There are lots of mails sent to root@ coming from different hosts with the following:

/usr/local/sbin/smart-data-dump --syslog --outfile /var/lib/prometheus/node.d/device_smart.prom

Traceback (most recent call last):
  File "/usr/local/sbin/smart-data-dump", line 459, in <module>
  File "/usr/local/sbin/smart-data-dump", line 438, in main
    for pd in handler():
  File "/usr/local/sbin/smart-data-dump", line 182, in hpsa_list_pd
    return hpsa_parse(raw_output, lsscsi_list_dev())
  File "/usr/local/sbin/smart-data-dump", line 227, in lsscsi_list_dev
    return lsscsi_parse(_check_output('/usr/bin/lsscsi -t -g'))
  File "/usr/local/sbin/smart-data-dump", line 243, in lsscsi_parse
    output[m[1]] = m[2]
TypeError: '_sre.SRE_Match' object is not subscriptable

Event Timeline

Marostegui triaged this task as Medium priority.May 12 2020, 6:37 AM
Marostegui moved this task from Backlog to Acknowledged on the SRE board.
colewhite claimed this task.

Thanks for the report!

There was a bug in the updated hpsa parser on initial deployment that fired these emails. It was caught the same day and was fixed in

There are reports from early today from dbprov2001 for instance.

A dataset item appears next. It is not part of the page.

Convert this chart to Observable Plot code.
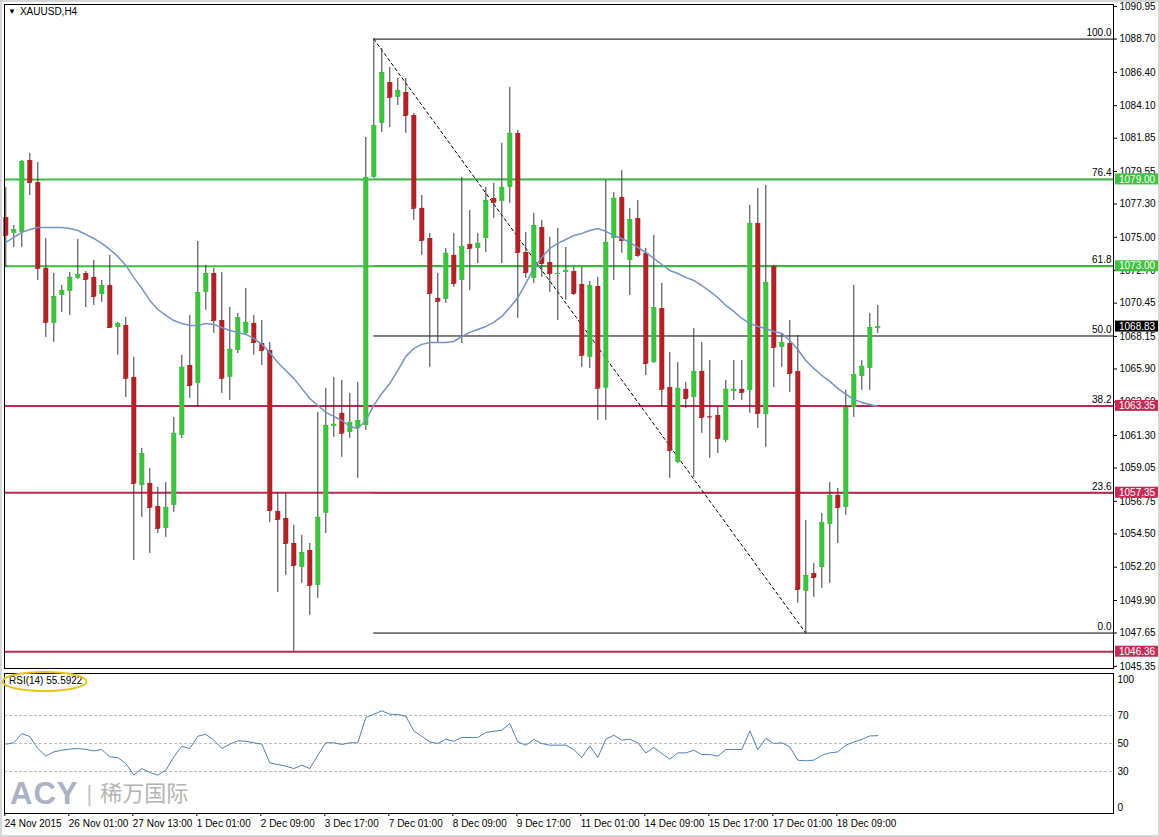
<!DOCTYPE html>
<html><head><meta charset="utf-8">
<script src="https://cdn.jsdelivr.net/npm/d3@7"></script>
<script src="https://cdn.jsdelivr.net/npm/@observablehq/plot@0.6"></script>
<style>
html,body{margin:0;padding:0;background:#fff;}
#wrap{position:relative;width:1160px;height:837px;overflow:hidden;font-family:"Liberation Sans",Arial,sans-serif;background:#fff;}
#main{position:absolute;left:0;top:0;z-index:2;}
#rsi{position:absolute;left:0;top:670px;z-index:1;}
#main svg,#rsi svg{overflow:visible;}
#title{position:absolute;left:8px;top:6px;font-size:10px;color:#000;white-space:nowrap;z-index:3;}
#title .tri{font-size:8px;margin-right:4px;position:relative;top:-1px;}
#rsilabel{position:absolute;left:9px;top:675px;font-size:10px;color:#000;white-space:nowrap;z-index:3;}
#ellipse{position:absolute;left:0;top:670px;pointer-events:none;z-index:3;}
#wm{position:absolute;left:10px;top:776px;white-space:nowrap;pointer-events:none;z-index:0;}
#wm .acy{font-family:"Liberation Sans",Arial,sans-serif;font-weight:bold;font-size:31px;color:#aab2c4;letter-spacing:1px;}
#wm .bar{font-size:22px;color:#c4c4c4;margin:0 8px 0 8px;position:relative;top:-3px;}
#wm .cn{font-family:"Noto Sans CJK SC",sans-serif;font-size:22px;color:#b4b4b4;position:relative;top:-3px;}
#border{position:absolute;left:0;top:0;width:1156px;height:833px;border:2px solid #d6d6d6;pointer-events:none;z-index:4;}
</style></head>
<body>
<div id="wrap">
  <div id="wm"><span class="acy">ACY</span><span class="bar">|</span><span class="cn">稀万国际</span></div>
  <div id="main"></div>
  <div id="rsi"></div>
  <div id="title"><span class="tri">&#9660;</span>XAUUSD,H4</div>
  <div id="rsilabel">RSI(14) 55.5922</div>
  <svg id="ellipse" width="120" height="30"><ellipse cx="44.5" cy="11.5" rx="42" ry="9.5" fill="none" stroke="#e9c41e" stroke-width="2"/></svg>
  <div id="border"></div>
</div>
<script>
// ---------- DATA ----------
const open = [1076.37,1075.27,1075.34,1080.31,1078.79,1072.85,1069.05,1070.98,1071.26,1072.16,
1072.50,1072.23,1071.05,1071.67,1068.77,1068.91,1065.32,1057.85,1057.99,1056.40,
1054.88,1056.47,1061.31,1066.14,1064.90,1071.19,1072.50,1069.25,1065.32,1067.18,
1068.36,1069.05,1067.66,1067.18,1056.05,1055.57,1053.84,1052.18,1053.36,1050.94,
1055.92,1061.93,1062.83,1061.51,1061.79,1062.00,1079.14,1082.87,1085.70,1084.67,
1085.01,1083.42,1077.00,1074.92,1070.78,1070.71,1073.75,1072.02,1074.51,1074.23,
1074.92,1077.69,1077.48,1078.45,1082.18,1073.95,1072.16,1075.68,1073.26,1072.43,
1072.57,1072.64,1071.74,1066.70,1071.60,1064.56,1074.92,1077.76,1073.40,1076.30,
1073.89,1066.35,1070.08,1064.62,1059.44,1064.49,1063.93,1065.73,1062.62,1062.69,
1060.96,1064.35,1064.49,1064.42,1075.96,1062.76,1072.99,1067.39,1067.66,1065.73,
1050.53,1051.77,1052.18,1055.16,1057.16,1056.33,1063.24,1065.38,1065.94,1068.70];

const high = [1078.45,1075.82,1080.31,1080.80,1080.17,1074.92,1072.50,1071.67,1072.57,1074.85,
1072.64,1073.40,1072.02,1073.75,1069.12,1069.46,1066.70,1060.41,1059.03,1057.71,
1058.06,1062.55,1066.84,1069.60,1074.71,1073.06,1072.85,1072.57,1070.15,1069.74,
1071.47,1069.60,1069.25,1067.73,1057.37,1057.30,1055.09,1054.40,1053.84,1062.90,
1064.56,1065.32,1065.11,1064.21,1064.97,1081.90,1088.70,1088.05,1086.74,1085.98,
1085.98,1083.56,1077.89,1075.27,1072.50,1074.23,1075.27,1079.14,1076.86,1075.27,
1078.45,1078.72,1081.49,1085.36,1082.39,1075.34,1076.65,1076.17,1074.99,1075.61,
1074.30,1072.92,1072.92,1071.95,1072.23,1078.93,1078.10,1079.62,1077.00,1077.55,
1074.23,1075.13,1071.81,1067.04,1066.35,1064.97,1068.70,1067.73,1066.49,1063.24,
1065.11,1066.49,1066.49,1077.20,1078.38,1078.58,1073.06,1068.36,1069.25,1068.22,
1055.43,1052.46,1055.92,1058.06,1057.64,1064.42,1071.67,1066.49,1069.74,1070.29];

const low = [1072.92,1074.30,1074.30,1077.89,1072.02,1068.08,1067.73,1069.81,1069.60,1072.09,
1070.15,1070.29,1070.50,1068.70,1066.84,1063.93,1052.67,1055.64,1053.15,1054.53,
1054.26,1055.99,1061.10,1063.86,1063.24,1069.95,1068.36,1064.21,1063.73,1066.97,
1068.22,1066.84,1066.14,1055.29,1050.46,1051.63,1046.36,1051.08,1048.87,1050.04,
1054.53,1061.17,1059.79,1061.10,1058.33,1061.65,1079.07,1082.25,1082.59,1084.11,
1082.18,1076.17,1073.75,1066.01,1067.66,1070.43,1071.54,1067.66,1071.33,1073.19,
1073.95,1076.30,1073.19,1077.34,1069.39,1072.16,1071.81,1072.23,1071.19,1069.25,
1070.64,1070.98,1066.01,1065.94,1062.34,1062.34,1072.02,1073.89,1070.98,1073.61,
1065.45,1066.28,1063.24,1058.33,1059.37,1063.17,1058.41,1061.45,1059.72,1060.06,
1060.82,1063.73,1063.73,1062.83,1061.79,1060.48,1064.62,1066.01,1064.28,1049.70,
1047.65,1050.11,1050.73,1051.08,1053.84,1055.78,1062.55,1064.42,1064.42,1068.36];

const close = [1075.13,1075.54,1080.24,1078.79,1072.85,1069.12,1070.91,1071.33,1072.23,1072.43,
1072.09,1070.91,1071.67,1068.77,1069.05,1065.25,1057.99,1060.06,1056.33,1054.88,
1056.33,1061.45,1066.01,1064.76,1071.19,1072.50,1069.25,1065.25,1067.25,1069.46,
1069.12,1067.73,1067.18,1056.12,1055.50,1053.84,1052.32,1053.22,1050.94,1055.64,
1062.00,1062.07,1061.45,1062.21,1062.34,1079.14,1082.73,1086.39,1084.67,1085.15,
1083.42,1077.00,1074.78,1071.12,1070.57,1073.89,1071.81,1074.37,1074.23,1074.58,
1077.55,1077.41,1078.45,1082.18,1073.95,1072.57,1075.82,1073.19,1072.50,1072.50,
1072.71,1071.12,1066.84,1071.67,1064.56,1074.65,1077.69,1074.78,1076.23,1073.75,
1066.28,1070.15,1064.49,1060.27,1064.56,1063.86,1065.73,1062.55,1062.58,1061.10,
1064.49,1064.49,1064.28,1075.96,1062.83,1071.88,1067.39,1067.73,1065.59,1050.66,
1051.63,1051.49,1055.29,1057.16,1056.33,1063.24,1065.52,1066.08,1068.77,1068.83];

const ma = [1074.65,1074.99,1075.34,1075.54,1075.68,1075.68,1075.68,1075.68,1075.61,1075.47,
1075.20,1074.92,1074.58,1074.16,1073.68,1073.06,1072.23,1071.47,1070.64,1070.01,
1069.60,1069.25,1069.05,1068.91,1068.91,1069.05,1068.98,1068.77,1068.56,1068.43,
1068.29,1068.01,1067.60,1067.04,1066.35,1065.80,1065.25,1064.56,1063.86,1063.38,
1062.90,1062.62,1062.34,1061.93,1061.79,1062.34,1063.38,1064.21,1064.90,1065.80,
1066.77,1067.32,1067.60,1067.73,1067.73,1067.73,1067.80,1068.15,1068.43,1068.63,
1068.84,1069.12,1069.53,1070.15,1070.84,1071.81,1072.85,1073.61,1074.23,1074.58,
1074.85,1075.13,1075.27,1075.47,1075.61,1075.41,1075.13,1074.92,1074.65,1074.30,
1073.95,1073.54,1073.12,1072.71,1072.50,1072.23,1072.02,1071.67,1071.26,1070.84,
1070.29,1069.88,1069.39,1069.05,1068.84,1068.70,1068.49,1068.36,1067.87,1067.25,
1066.49,1065.94,1065.45,1065.04,1064.56,1064.14,1063.80,1063.59,1063.45,1063.31];

const rsi = [49.5,50.5,57,55,46.4,41,44,45.2,46,46.4,
45.8,44.7,45.7,40.4,40,35.7,27.4,32.1,29.3,27.4,
30.9,40.4,48,46.4,55.2,56.6,52.4,46.4,49.5,51.9,
51.6,50.5,49.5,36.1,35,33.8,32.1,34.5,32.1,41.6,
50.5,50.5,49.3,50.5,50.5,68.6,70.9,73.3,70.9,70.7,
69.5,59,55.2,51.1,50,53.1,51.6,54.3,54.3,54.3,
57.9,58.7,59.5,64.3,51.1,48.8,52.9,50,48.8,48.8,
48.8,45.7,40,48.3,40,53.1,55.9,52.4,53.1,50.5,
43.3,47.1,42.9,38.8,43.3,43.3,45.2,42.1,42.1,41,
45.7,45.7,45.7,59,45.7,53.6,50,50.5,47.6,38.1,
37.6,38.1,41.6,43.3,44,48.8,51.1,52.9,55.4,55.59];

const dateTickBars = [0,8,16,24,32,40,48,56,64,72,80,88,96,104];
const dateTickLabels = ["24 Nov 2015","26 Nov 01:00","27 Nov 13:00","1 Dec 01:00","2 Dec 09:00","3 Dec 17:00","7 Dec 01:00","8 Dec 09:00","9 Dec 17:00","11 Dec 01:00","14 Dec 09:00","15 Dec 17:00","17 Dec 01:00","18 Dec 09:00"];

const priceTicks = [1090.95,1088.70,1086.40,1084.10,1081.85,1079.55,1077.30,1075.00,1072.70,1070.45,1068.15,1065.90,1063.60,1061.30,1059.05,1056.75,1054.50,1052.20,1049.90,1047.65,1045.35];

const fibPct = ["100.0","76.4","61.8","50.0","38.2","23.6","0.0"];
const fibPrice = [1088.70,1079.01,1073.02,1068.18,1063.33,1057.34,1047.65];
const fibStartBar = 46, fibEndBar = 100;

const greenLevels = [1079.00, 1073.00];
const redLevels = [1063.35, 1057.35, 1046.36];
const lastPrice = 1068.83;

const rsiLevels = [70, 50, 30];

// ---------- STYLE ----------
const UP = "#3cc23c", DOWN = "#b02226", WICK = "#3a3a3a";
const GREEN = "#3fb948", CRIMSON = "#b5294f";
const FONT = "Liberation Sans, Arial, sans-serif";
const xDomain = [-0.1625, 138.4625];

const bars = open.map((o, i) => ({i, o, h: high[i], l: low[i], c: close[i], up: close[i] >= open[i]}));
const fib = fibPrice.map((p, k) => ({p, label: fibPct[k]}));
const maData = ma.map((v, i) => ({i, v}));
const rsiData = rsi.map((v, i) => ({i, v}));
const diag = [{i: fibStartBar, p: fibPrice[0]}, {i: fibEndBar, p: fibPrice[6]}];

const main = Plot.plot({
  width: 1160, height: 670,
  marginLeft: 4, marginRight: 47, marginTop: 4, marginBottom: 2,
  x: {domain: xDomain, axis: null},
  y: {domain: [1045.20, 1091.09], axis: null},
  style: {fontFamily: FONT, fontSize: "10px", background: "transparent", color: "#000", overflow: "visible"},
  marks: [
    Plot.ruleY(fib, {y: "p", x1: () => fibStartBar, x2: () => xDomain[1], stroke: "#000", strokeWidth: 1}),
    Plot.ruleY(greenLevels, {stroke: GREEN, strokeWidth: 2}),
    Plot.ruleY(redLevels, {stroke: CRIMSON, strokeWidth: 2}),
    Plot.line(diag, {x: "i", y: "p", stroke: "#000", strokeWidth: 1, strokeDasharray: "3,3"}),
    Plot.ruleX(bars, {x: "i", y1: "l", y2: "h", stroke: WICK, strokeWidth: 1}),
    Plot.ruleX(bars, {x: "i", y1: "o", y2: "c", stroke: d => d.up ? UP : DOWN, strokeWidth: 5}),
    Plot.ruleY(bars, {y: "c", x1: d => d.i - 0.3, x2: d => d.i + 0.3, stroke: d => d.up ? UP : DOWN, strokeWidth: 1}),
    Plot.line(maData, {x: "i", y: "v", stroke: "#7393c3", strokeWidth: 1.5}),
    Plot.frame({stroke: "#000"}),
    Plot.axisY({anchor: "right", label: null, ticks: priceTicks, tickFormat: d => d.toFixed(2), tickSize: 3, tickPadding: 3, fill: "#000"}),
    Plot.text(fib, {y: "p", text: "label", frameAnchor: "right", textAnchor: "end", dx: -2, dy: -6, fill: "#000", fontSize: 10})
  ]
});
document.getElementById("main").appendChild(main);

// price badges (drawn with the plot's own y scale)
(function () {
  const ys = main.scale("y"), xr = main.scale("x").range;
  const bx = xr[1] + 2;
  const badges = [
    ...greenLevels.map(v => ({v, bg: "#3fc23f"})),
    ...redLevels.map(v => ({v, bg: "#c42c55"})),
    {v: lastPrice, bg: "#000"}
  ];
  const g = d3.select(main).append("g").attr("font-family", FONT).attr("font-size", 10).attr("text-anchor", "start");
  badges.forEach(b => {
    const yy = ys.apply(b.v);
    g.append("rect").attr("x", bx).attr("y", yy - 5.5).attr("width", 43).attr("height", 11).attr("fill", b.bg);
    g.append("text").attr("x", bx + 4).attr("y", yy).attr("dy", "0.36em").attr("text-anchor", "start").attr("fill", "#fff").text(b.v.toFixed(2));
  });
})();

const rsiPlot = Plot.plot({
  width: 1160, height: 167,
  marginLeft: 4, marginRight: 47, marginTop: 3, marginBottom: 24,
  x: {domain: xDomain, axis: null},
  y: {domain: [0, 100], axis: null},
  style: {fontFamily: FONT, fontSize: "10px", background: "transparent", color: "#000", overflow: "visible"},
  marks: [
    Plot.ruleY(rsiLevels, {stroke: "#bdbdbd", strokeDasharray: "3,2", strokeWidth: 1}),
    Plot.line(rsiData, {x: "i", y: "v", stroke: "#4f80b3", strokeWidth: 1}),
    Plot.frame({stroke: "#000"}),
    Plot.axisY({anchor: "right", label: null, ticks: rsiLevels, tickSize: 0, tickPadding: 4, fill: "#000"}),
    Plot.text([100], {y: d => d, text: d => String(d), frameAnchor: "right", textAnchor: "start", dx: 4, dy: 6, fill: "#000"}),
    Plot.text([0], {y: d => d, text: d => String(d), frameAnchor: "right", textAnchor: "start", dx: 4, dy: -6, fill: "#000"}),
    Plot.axisX({anchor: "bottom", label: null, ticks: dateTickBars, tickFormat: d => dateTickLabels[dateTickBars.indexOf(d)], textAnchor: "start", tickSize: 3, tickPadding: 3, dx: -1, fill: "#000"})
  ]
});
document.getElementById("rsi").appendChild(rsiPlot);
</script>
</body></html>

I found the email you are referring to. Logs:

Traceback (most recent call last):
  File "/usr/local/sbin/smart-data-dump", line 459, in <module>
  File "/usr/local/sbin/smart-data-dump", line 429, in main
    raid_drivers = get_fact('raid')
  File "/usr/local/sbin/smart-data-dump", line 134, in get_fact
    facter_version = int(_check_output('/usr/bin/facter --version', stderr=subprocess.DEVNULL)
  File "/usr/local/sbin/smart-data-dump", line 123, in _check_output
    return subprocess.check_output(cmd, stderr=stderr) \
  File "/usr/lib/python3.5/", line 316, in check_output
  File "/usr/lib/python3.5/", line 398, in run
    output=stdout, stderr=stderr)
subprocess.CalledProcessError: Command '['/usr/bin/timeout', '60', '/usr/bin/facter', '--version']' returned non-zero exit status 124

The output from dbprov2001 indicates a different issue manifested as a timeout fetching facter data. Although it's a bit surprising that facter timed out fetching its version.

There is an existing task for facter timeouts: T251293. I will copy these logs to that task as well.

Edit: At the time smart-data-dump ran, the disk was saturated (See 09:12).

jijiki added a project: DBA.
jijiki added a subscriber: jijiki.

Reopened the wrong task, re-closing. Nothing to see here, move along.